The next time you see someone pitching dataflows as a silver bullet, please point them here. But at the same time, when you see organizations implementing dataflows as part of a managed and governed self-service BI… I’d like to hear about that too.


[1] I won’t repeat everything here, but you can go read the comments on the post yourself if you want to have the full context.

[2] I hope that translates well. In case it doesn’t, here’s a link: https://en.wikipedia.org/wiki/Law_of_the_instrument

[3] I include this qualification because SSBI can indeed be successful for individuals and teams without IT oversight and involvement.

[4] If you’ve ever had a business user or consulting client give you an Excel workbook with a dozen macros and/or hundreds of VLOOKUPs, you’ll know what I mean here.

[5] I recognize that I’m cherry-picking here, but I think this is an important point to make. The Kimball Group web site has 180 design tips, and they’re all worth reading.

[6] I emphasize here that this is my opinion, because I have asked neither Nimrod nor Darryll if this is what they actually meant, and I definitely do not want to falsely portray someone else’s intent. They can correct me as needed.

Are Power BI Dataflows a Master Data Management Tool?

Are Power BI dataflows a master data management tool?

This guy really wants to know.

MDM
Image from https://www.pexels.com/photo/close-up-photography-of-a-man-holding-ppen-1076801/

Spoiler alert: No. They are not.

When Microsoft first announced dataflows[1] were coming to Power BI earlier this year, I started hearing a surprising question[2]:

Are dataflows for Master Data Management in the cloud?

The first few times I heard the question, it felt like an anomaly, a non sequitur. The answer[3] seemed so obvious to me that I wasn’t sure how respond.[4]

But after I’d heard this more frequently, I started asking questions in return, trying to understand what was motivating the question. A common theme emerged: people seemed to be confusing the Common Data Service for Apps used by PowerApps, Microsoft Flow, and Dynamics 365, with dataflows – which were initially called the Common Data Service for Analytics.

The Common Data Service for Apps (CDS) is a cloud-based data service that provides secure data storage and management capabilities for business data entities. Perhaps most specifically for the context of this article, CDS provides a common storage location, which “enables you to build apps using PowerApps and the Common Data Service for Apps directly against your core business data already used within Dynamics 365 without the need for integration.”[5] CDS provides a common location for storing data that can be used by multiple applications and processes, and also defines and applies business logic and rules that are applied to any application or user manipulating data stored in CDS entities.[6]

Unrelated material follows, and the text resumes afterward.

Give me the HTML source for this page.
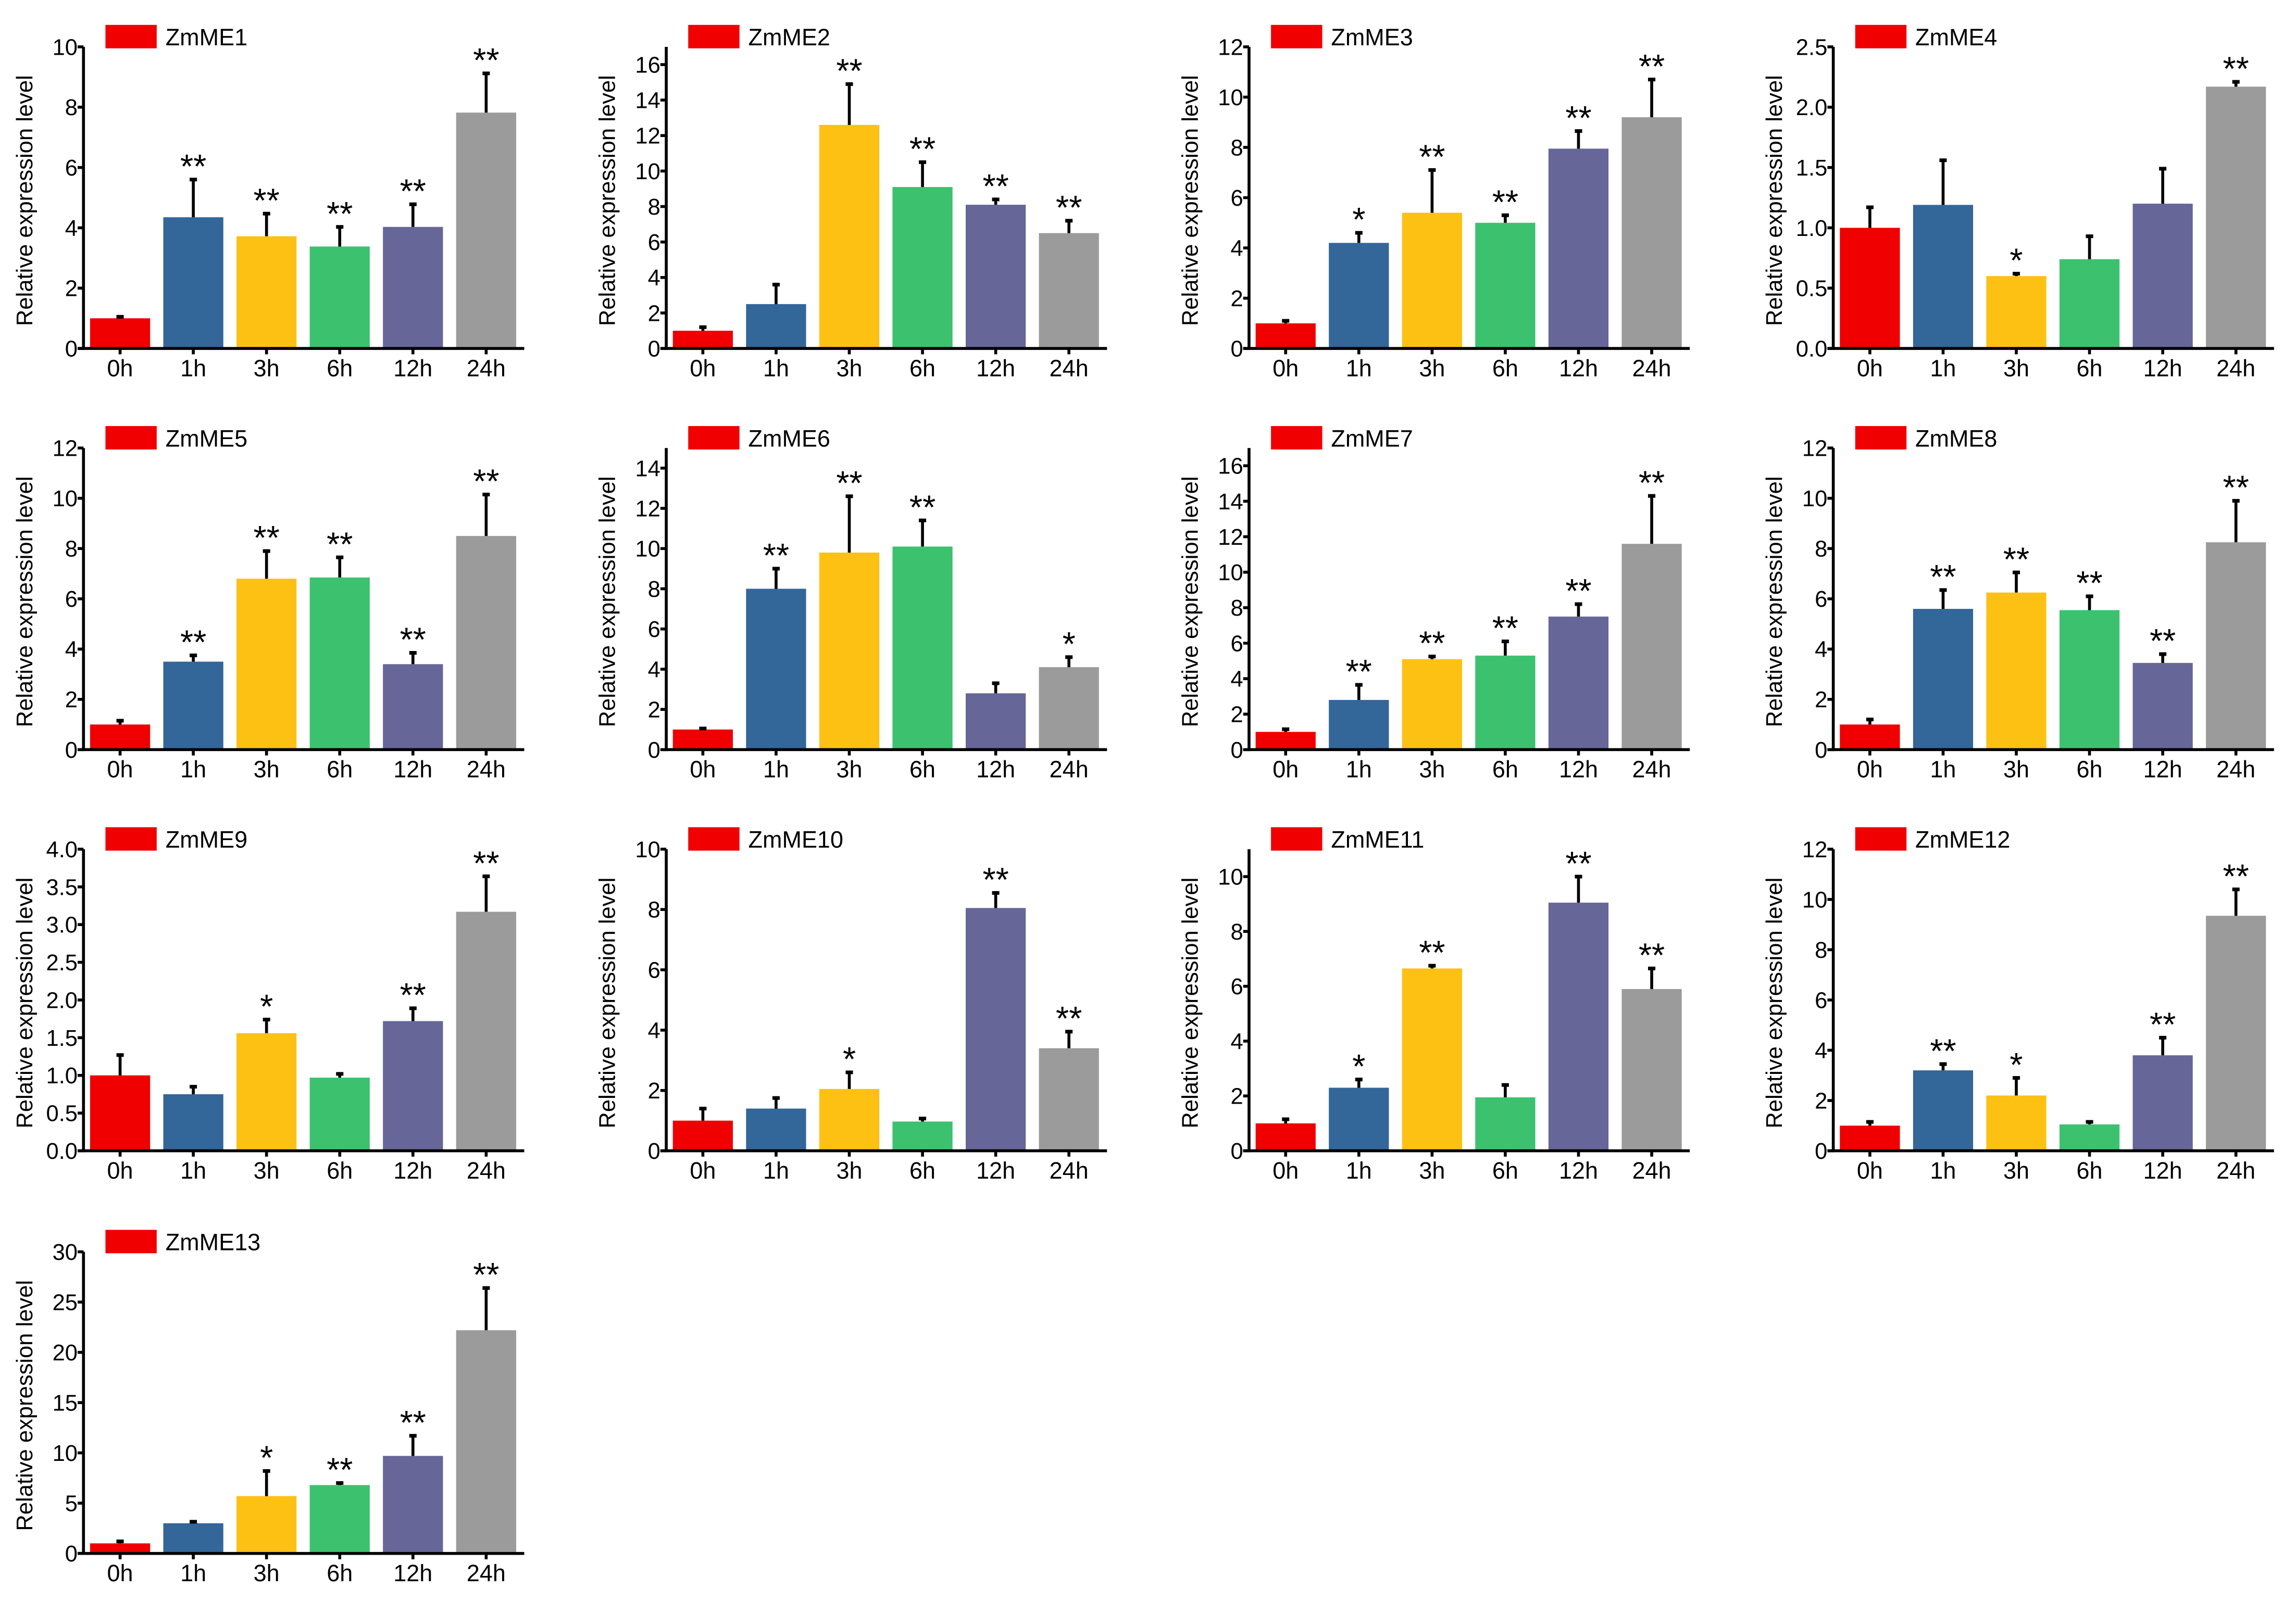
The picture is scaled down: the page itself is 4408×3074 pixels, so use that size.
<!DOCTYPE html>
<html><head><meta charset="utf-8"><style>
html,body{margin:0;padding:0;background:#fff;}
svg{display:block;font-family:"Liberation Sans",Arial,sans-serif;}
</style></head><body>
<svg id="fig" xmlns="http://www.w3.org/2000/svg" width="4408" height="3074" viewBox="0 0 1568 1093.5"></svg>
<script>
const categories = ["0h","1h","3h","6h","12h","24h"];
const geneNames = ["ZmME1","ZmME2","ZmME3","ZmME4","ZmME5","ZmME6","ZmME7","ZmME8","ZmME9","ZmME10","ZmME11","ZmME12","ZmME13"];
const meanValues = [
 [1.0,4.35,3.72,3.38,4.03,7.82],
 [1.0,2.5,12.6,9.1,8.1,6.5],
 [1.0,4.2,5.4,5.0,7.95,9.2],
 [1.0,1.19,0.6,0.74,1.2,2.17],
 [1.0,3.5,6.8,6.85,3.4,8.5],
 [1.0,8.0,9.8,10.1,2.8,4.1],
 [1.0,2.8,5.1,5.3,7.5,11.6],
 [1.0,5.6,6.25,5.55,3.45,8.25],
 [1.0,0.75,1.56,0.97,1.72,3.17],
 [1.0,1.4,2.05,0.97,8.05,3.4],
 [1.0,2.3,6.65,1.95,9.05,5.9],
 [1.0,3.2,2.2,1.05,3.8,9.35],
 [1.0,3.0,5.7,6.8,9.7,22.2]
];
const errorValues = [
 [0.05,1.25,0.75,0.65,0.75,1.3],
 [0.2,1.1,2.3,1.4,0.3,0.7],
 [0.1,0.4,1.7,0.3,0.7,1.5],
 [0.17,0.37,0.02,0.19,0.29,0.04],
 [0.15,0.25,1.1,0.8,0.45,1.65],
 [0.05,1.0,2.8,1.3,0.5,0.5],
 [0.15,0.85,0.15,0.8,0.7,2.7],
 [0.2,0.75,0.8,0.55,0.35,1.65],
 [0.27,0.1,0.18,0.05,0.17,0.47],
 [0.4,0.35,0.55,0.1,0.5,0.55],
 [0.15,0.3,0.1,0.45,0.95,0.75],
 [0.15,0.25,0.7,0.1,0.7,1.05],
 [0.2,0.15,2.5,0.2,2.0,4.2]
];
const significance = [
 ["","**","**","**","**","**"],
 ["","","**","**","**","**"],
 ["","*","**","**","**","**"],
 ["","","*","","","**"],
 ["","**","**","**","**","**"],
 ["","**","**","**","","*"],
 ["","**","**","**","**","**"],
 ["","**","**","**","**","**"],
 ["","","*","","**","**"],
 ["","","*","","**","**"],
 ["","*","**","","**","**"],
 ["","**","*","","**","**"],
 ["","","*","**","**","**"]
];
const tickMax = [10,16,12,2.5,12,14,16,12,4,10,10,12,30];
const tickStep = [2,2,2,0.5,2,2,2,2,0.5,2,2,2,5];
const axisMax = [10,17,12,2.5,12,15,17,12,4,10,11,12,30];
const tickDecimals = [0,0,0,1,0,0,0,0,1,0,0,0,0];

const colors = ["#f00000","#336699","#fdc114","#3cc26f","#666699","#9b9b9b"];
const NS = "http://www.w3.org/2000/svg";
const svg = document.getElementById("fig");
function mk(tag, attrs, parent){const e=document.createElementNS(NS,tag);for(const k in attrs)e.setAttribute(k,attrs[k]);(parent||svg).appendChild(e);return e;}

const colX = [57,455,853,1252];
const rowBase = [238,512,786,1061];
const plotH = 206;

geneNames.forEach((name,p)=>{
  const ax = colX[p%4], base = rowBase[Math.floor(p/4)];
  const g = mk("g",{});
  
  
  const yScale = v => base - v/axisMax[p]*plotH;
  const xScale = i => ax + 25 + i*50;
  const topY = base - plotH;
  meanValues[p].forEach((v,i)=>{
    const r = mk("rect",{x:xScale(i)-20.5,y:yScale(v),width:41,height:base-yScale(v),fill:colors[i]},g);
    
    
    const e = errorValues[p][i], yt = yScale(v+e);
    const l = mk("line",{x1:xScale(i),x2:xScale(i),y1:yScale(v),y2:yt,stroke:"#000","stroke-width":2},g);
    
    
    mk("line",{x1:xScale(i)-2.5,x2:xScale(i)+2.5,y1:yt,y2:yt,stroke:"#000","stroke-width":2.5},g);
    if(significance[p][i]){
      const t = mk("text",{x:xScale(i),y:yt-1,"text-anchor":"middle","font-size":23},g);
      
      
      t.textContent = significance[p][i];
    }
    const xl = mk("text",{x:xScale(i),y:base+19,"text-anchor":"middle","font-size":16},g);
    
    
    xl.textContent = categories[i];
    mk("line",{x1:xScale(i),x2:xScale(i),y1:base,y2:base+4,stroke:"#000","stroke-width":2},g);
  });
  const ya = mk("line",{x1:ax,x2:ax,y1:topY,y2:base+1,stroke:"#000","stroke-width":2},g);
  
  
  const xa = mk("line",{x1:ax-4,x2:ax+301,y1:base,y2:base,stroke:"#000","stroke-width":2},g);
  
  
  const nT = Math.round(tickMax[p]/tickStep[p]);
  for(let k=0;k<=nT;k++){
    const v = k*tickStep[p], y = yScale(v);
    mk("line",{x1:ax-4,x2:ax,y1:y,y2:y,stroke:"#000","stroke-width":2},g);
    const t = mk("text",{x:ax-4,y:y+5.5,"text-anchor":"end","font-size":15.5},g);
    
    
    t.textContent = v.toFixed(tickDecimals[p]);
  }
  const yl = mk("text",{x:0,y:0,"text-anchor":"middle","font-size":15.5,transform:`translate(${ax-35},${base-plotH/2+2}) rotate(-90)`},g);
  
  
  yl.textContent = "Relative expression level";
  const lr = mk("rect",{x:ax+15,y:topY-15,width:35,height:16,fill:colors[0]},g);
  
  
  const lt = mk("text",{x:ax+56,y:topY-1,"font-size":16},g);
  
  
  lt.textContent = name;
});
</script>
</body></html>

And that is starting to sound more like master data management.

When I think about Master Data Management (MDM) systems, I think of systems that:

  • Serve as a central repository for critical organizational data, to provide a single source of truth for transactional and analytical purposes.
  • Provide mechanisms to define and enforce data validation rules to ensure that the master data is consistent, complete, and compliant with the needs of the business.
  • Provide capabilities for matching and de-duplication, as well as cleansing and standardization for the master data they contain.
  • Include interfaces and tools to integrate in with related systems in multiple ways, to help ensure that the master data is used (and used appropriately) throughout the enterprise.
  • (yawn)
    And all the other things they do, I guess.[7]

Power BI dataflows do not do these things.

While CDS has many of these characteristics, dataflows fit in here primarily in the context of integration. Dataflows can consume data from CDS and other data sources to make them available for analysis, but their design does not provide any capabilities for the curation of source data, or for transaction processing in general.

Hopefully it is now obvious that Power BI dataflows are not an MDM tool. Dataflows do provide complementary capabilities for self-service data preparation and reuse, and this can include data that comes from MDM systems. But are dataflows themselves for MDM? No, they are not.


[1] At the time, they weren’t called dataflows. Originally they were called the Common Data Service for Analytics, which may well have been part of the problem.

[2] There were many variations on how the question was phrased – this is perhaps the simplest and most common version.

[3] “No.”

[4] Other than by saying “no.”

[5] Taken directly from the documentation.

[6] Please understand that the Common Data Service for Apps is much more than just this. I’m keeping the scope deliberately narrow because this post isn’t actually about CDS.

[7] MDM is a pretty complex topic, and it’s not my intent to go into too much depth. If you’re really interested, you probably want to seek out a more focused source of information. MDM Geek may be a good place to start.